Obviously I haven't linked all of these parts to one specific retailer, I just did a quick Google to find the cheapest reputable dealer for each (I got lazy at the end rofl), which would understandably cost you a lot more overall in delivery, so if you're gonna go for this then take the list of parts and have a look around for the cheapest overall retailer you want to buy from.

However it's not gonna be "future proof" on the mobo since Intel have an annoying habit of totally replacing the socket and chipset used for every new architecture they release, and the "Sandy Bridge" architecture is coming some time in January. The new architecture is based on a smaller manufacturing process than the current older Nehalems (the 760 being one of them) so should run cooler at comparable speeds, and they're also said to be able to offer 20% more performance clock for clock on "equivalent" current gen models, so it might be worth just replacing the graphics cards now and waiting a little bit for the rest until those are released (AMD are also bringing out bulldozer and llano, but that's a whole other story).

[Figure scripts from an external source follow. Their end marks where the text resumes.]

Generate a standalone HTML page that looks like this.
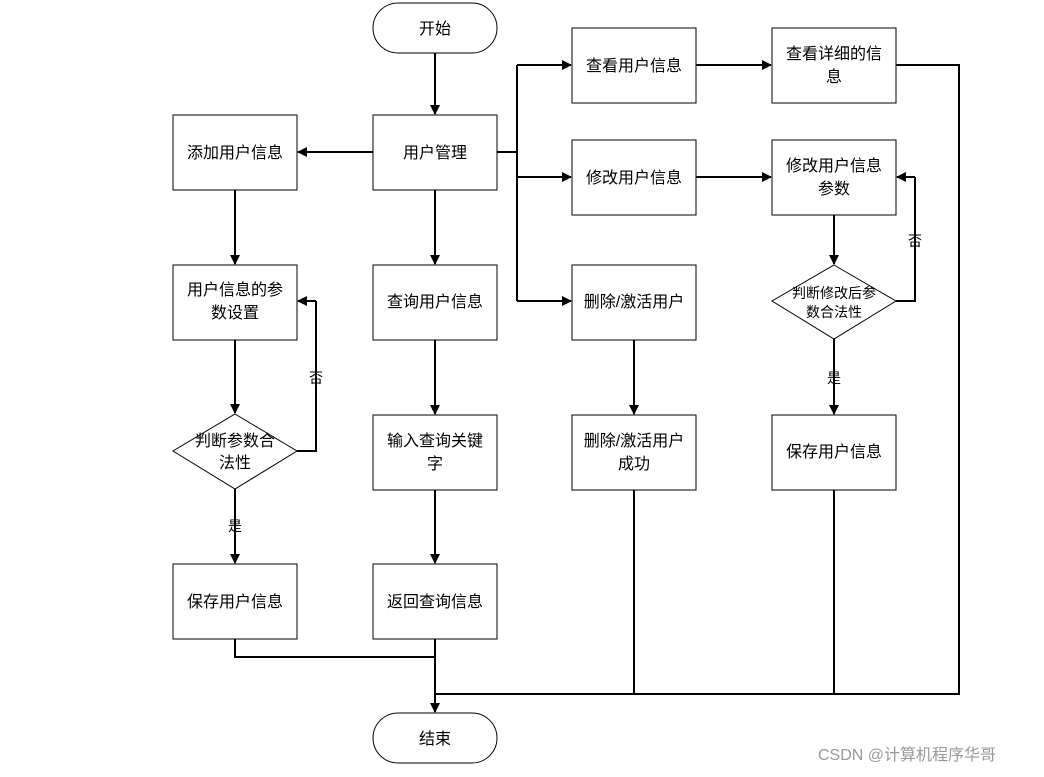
<!DOCTYPE html>
<html><head><meta charset="utf-8"><style>
body{margin:0;background:#fff;}
svg text{font-family:"Liberation Sans","Noto Sans CJK SC",sans-serif;font-size:16px;fill:#000;}
</style></head><body>
<svg width="1044" height="772" viewBox="0 0 1044 772" xmlns="http://www.w3.org/2000/svg">
<defs><marker id="a" markerWidth="10" markerHeight="10" refX="9" refY="5" orient="auto" markerUnits="userSpaceOnUse"><path d="M0,0 L10,5 L0,10 z" fill="#000"/></marker></defs>
<g fill="#fff" stroke="#000" stroke-width="1">
<rect x="373" y="3" width="124" height="50" rx="25"/>
<rect x="373" y="713" width="124" height="50" rx="25"/>
<rect x="173" y="115" width="124" height="75"/>
<rect x="373" y="115" width="124" height="75"/>
<rect x="572" y="28" width="124" height="75"/>
<rect x="772" y="28" width="124" height="75"/>
<rect x="572" y="140" width="124" height="75"/>
<rect x="772" y="140" width="124" height="75"/>
<rect x="173" y="265" width="124" height="75"/>
<rect x="373" y="265" width="124" height="75"/>
<rect x="572" y="265" width="124" height="75"/>
<polygon points="235,414 297,451 235,489 173,451"/>
<polygon points="834,265 896,301 834,339 772,301"/>
<rect x="373" y="415" width="124" height="75"/>
<rect x="572" y="415" width="124" height="75"/>
<rect x="772" y="415" width="124" height="75"/>
<rect x="173" y="564" width="124" height="75"/>
<rect x="373" y="564" width="124" height="75"/>
</g>
<g fill="none" stroke="#000" stroke-width="2">
<line x1="435" y1="53" x2="435" y2="114" marker-end="url(#a)"/>
<line x1="373" y1="152" x2="298" y2="152" marker-end="url(#a)"/>
<polyline points="497,152 517,152"/>
<polyline points="517,65 517,301"/>
<line x1="517" y1="65" x2="571" y2="65" marker-end="url(#a)"/>
<line x1="517" y1="177" x2="571" y2="177" marker-end="url(#a)"/>
<line x1="517" y1="301" x2="571" y2="301" marker-end="url(#a)"/>
<line x1="696" y1="65" x2="771" y2="65" marker-end="url(#a)"/>
<line x1="696" y1="177" x2="771" y2="177" marker-end="url(#a)"/>
<line x1="834" y1="215" x2="834" y2="264" marker-end="url(#a)"/>
<polyline points="896,301 915,301 915,177" />
<line x1="915" y1="177" x2="897" y2="177" marker-end="url(#a)"/>
<line x1="834" y1="339" x2="834" y2="414" marker-end="url(#a)"/>
<line x1="235" y1="190" x2="235" y2="264" marker-end="url(#a)"/>
<line x1="235" y1="340" x2="235" y2="413" marker-end="url(#a)"/>
<polyline points="297,451 316,451 316,301"/>
<line x1="316" y1="301" x2="298" y2="301" marker-end="url(#a)"/>
<line x1="235" y1="489" x2="235" y2="563" marker-end="url(#a)"/>
<line x1="435" y1="190" x2="435" y2="264" marker-end="url(#a)"/>
<line x1="435" y1="340" x2="435" y2="414" marker-end="url(#a)"/>
<line x1="435" y1="490" x2="435" y2="563" marker-end="url(#a)"/>
<line x1="634" y1="340" x2="634" y2="414" marker-end="url(#a)"/>
<line x1="435" y1="639" x2="435" y2="712" marker-end="url(#a)"/>
<polyline points="235,639 235,657 435,657"/>
<line x1="634" y1="490" x2="634" y2="694"/>
<line x1="834" y1="490" x2="834" y2="694"/>
<polyline points="896,65 959,65 959,694 435,694"/>
</g>
<g text-anchor="middle">
<text x="435" y="34">开始</text>
<text x="435" y="744">结束</text>
<text x="235" y="158">添加用户信息</text>
<text x="435" y="158">用户管理</text>
<text x="634" y="71">查看用户信息</text>
<text x="834" y="59">查看详细的信</text><text x="834" y="82">息</text>
<text x="634" y="183">修改用户信息</text>
<text x="834" y="171">修改用户信息</text><text x="834" y="194">参数</text>
<text x="235" y="295">用户信息的参</text><text x="235" y="318">数设置</text>
<text x="435" y="307">查询用户信息</text>
<text x="634" y="307">删除/激活用户</text>
<text x="834" y="298" style="font-size:14px">判断修改后参</text><text x="834" y="317" style="font-size:14px">数合法性</text>
<text x="235" y="446">判断参数合</text><text x="235" y="468">法性</text>
<text x="435" y="446">输入查询关键</text><text x="435" y="469">字</text>
<text x="634" y="446">删除/激活用户</text><text x="634" y="469">成功</text>
<text x="834" y="457">保存用户信息</text>
<text x="235" y="607">保存用户信息</text>
<text x="435" y="607">返回查询信息</text>
<text x="316" y="383" style="font-size:14px">否</text>
<text x="915" y="246" style="font-size:14px">否</text>
<text x="235" y="531" style="font-size:14px">是</text>
<text x="834" y="383" style="font-size:14px">是</text>
</g>
<text x="818" y="760" style="font-size:16px;fill:#999">CSDN @计算机程序华哥</text>
</svg>
</body></html>
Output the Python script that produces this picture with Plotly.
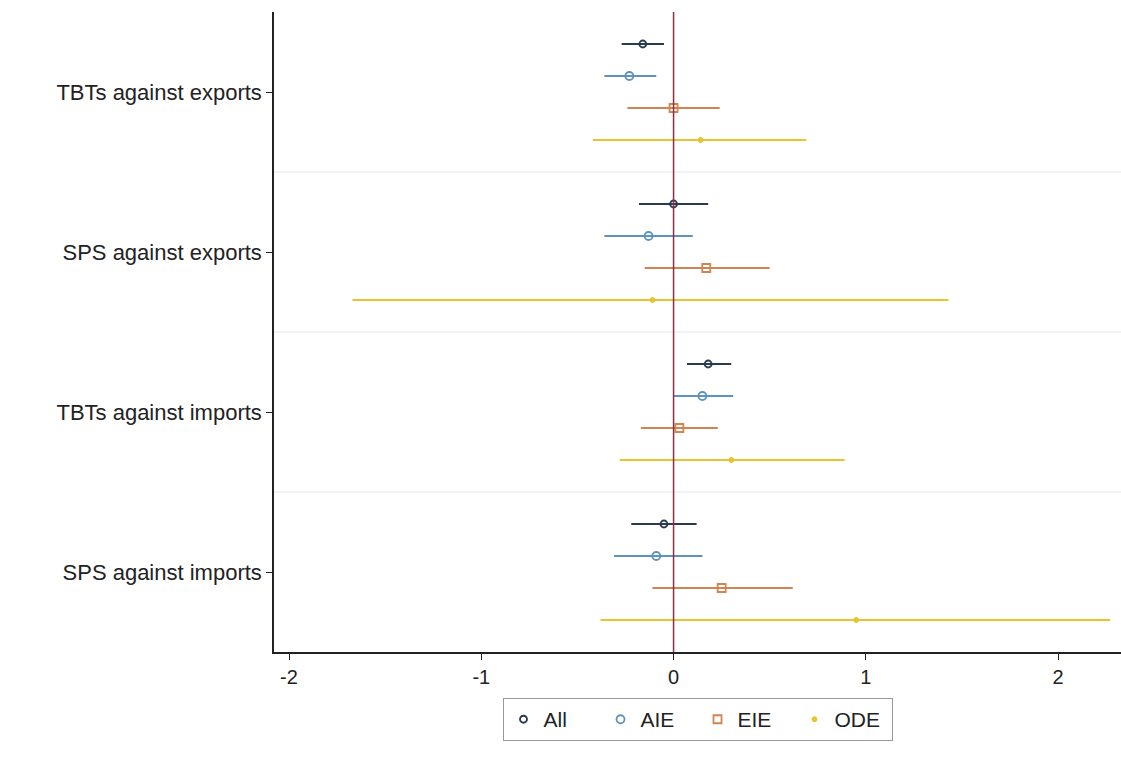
import plotly.graph_objects as go

categories = ["TBTs against exports", "SPS against exports", "TBTs against imports", "SPS against imports"]
series = ["All", "AIE", "EIE", "ODE"]

# point estimates
est_all = [-0.16, 0.00, 0.18, -0.05]
est_aie = [-0.23, -0.13, 0.15, -0.09]
est_eie = [0.00, 0.17, 0.03, 0.25]
est_ode = [0.14, -0.11, 0.30, 0.95]

# lower bounds
lo_all = [-0.27, -0.18, 0.07, -0.22]
lo_aie = [-0.36, -0.36, 0.00, -0.31]
lo_eie = [-0.24, -0.15, -0.17, -0.11]
lo_ode = [-0.42, -1.67, -0.28, -0.38]

# upper bounds
hi_all = [-0.05, 0.18, 0.30, 0.12]
hi_aie = [-0.09, 0.10, 0.31, 0.15]
hi_eie = [0.24, 0.50, 0.23, 0.62]
hi_ode = [0.69, 1.43, 0.89, 2.27]

x_ticks = [-2, -1, 0, 1, 2]

ests = [est_all, est_aie, est_eie, est_ode]
los = [lo_all, lo_aie, lo_eie, lo_ode]
his = [hi_all, hi_aie, hi_eie, hi_ode]
colors = ["#2a3b4f", "#5e93c0", "#cf8552", "#e8c42e"]
symbols = ["circle-open", "circle-open", "square-open", "circle"]
sizes = [7, 8, 8, 4]
offsets = [-0.3, -0.1, 0.1, 0.3]

fig = go.Figure()
for s, e, lo, hi, c, sym, sz, off in zip(series, ests, los, his, colors, symbols, sizes, offsets):
    ys = [i + off for i in range(len(categories))]
    fig.add_trace(go.Scatter(
        x=e, y=ys, mode="markers", name=s,
        marker=dict(symbol=sym, size=sz, color=c, line=dict(color=c, width=1.8)),
        error_x=dict(type="data", symmetric=False,
                     array=[h - v for h, v in zip(hi, e)],
                     arrayminus=[v - l for v, l in zip(e, lo)],
                     color=c, thickness=1.8, width=0),
    ))

# separators between groups
for k in range(1, len(categories)):
    fig.add_shape(type="line", xref="paper", yref="y", x0=0, x1=1, y0=k - 0.5, y1=k - 0.5,
                  line=dict(color="#e6e9ee", width=1), layer="below")
# zero reference line
fig.add_shape(type="line", xref="x", yref="paper", x0=0, x1=0, y0=0, y1=1,
              line=dict(color="#8c2f46", width=1.5))

fig.update_layout(
    width=1121, height=766,
    margin=dict(l=274, r=0, t=12, b=114),
    paper_bgcolor="white", plot_bgcolor="white",
    font=dict(family="Liberation Sans, Arial, sans-serif", size=20, color="#222222"),
    showlegend=True,
    legend=dict(orientation="h", x=0.5, xanchor="center", y=-0.072, yanchor="top",
                bordercolor="#9a9a9a", borderwidth=1, font=dict(size=21),
                itemwidth=30, entrywidth=52, traceorder="normal"),
    xaxis=dict(range=[-2.078, 2.327], tickvals=x_ticks, ticktext=[str(t) for t in x_ticks],
               showgrid=False, zeroline=False, showline=True, linecolor="#222222", linewidth=1.5,
               ticks="outside", ticklen=6, tickcolor="#222222", tickfont=dict(size=20)),
    yaxis=dict(range=[len(categories) - 0.5, -0.5], tickvals=list(range(len(categories))),
               ticktext=categories, showgrid=False, zeroline=False, showline=True,
               linecolor="#222222", linewidth=1.5, ticks="outside", ticklen=6,
               tickcolor="#222222", tickfont=dict(size=22)),
)

fig.write_html("out.html", config={"displayModeBar": False},
               post_script="document.body.style.margin='0';document.body.style.overflow='hidden';")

Also if you're looking to spend a bit more for some graphics card oomph, waiting a few weeks would be beneficial if at all possible, since the 6900 series from AMD are coming out this month, which should comfortably best the GTX 470 and GTX 480 if the rumours are anything to go by, and at any rate this should push the overall price of the NVIDIA models down even further (which is incredible, since the GTX 470 originally retailed at £300). Really it's an excellent time to be looking to buy a graphics card.

So that's pretty much my recommendations, feel free to tell me I'm talking shit and totally ignore what I think, since I don't really know all that much, it's just what I would go for given the choice if I was you. tongue.gif

**EDIT** I could also go get benchmarks and reviews if you wanted, I was just too lazy to post them all the first time around, especially since I never really trust reviews from just one site, and always read 3 or 4 at least to get an overall verdict.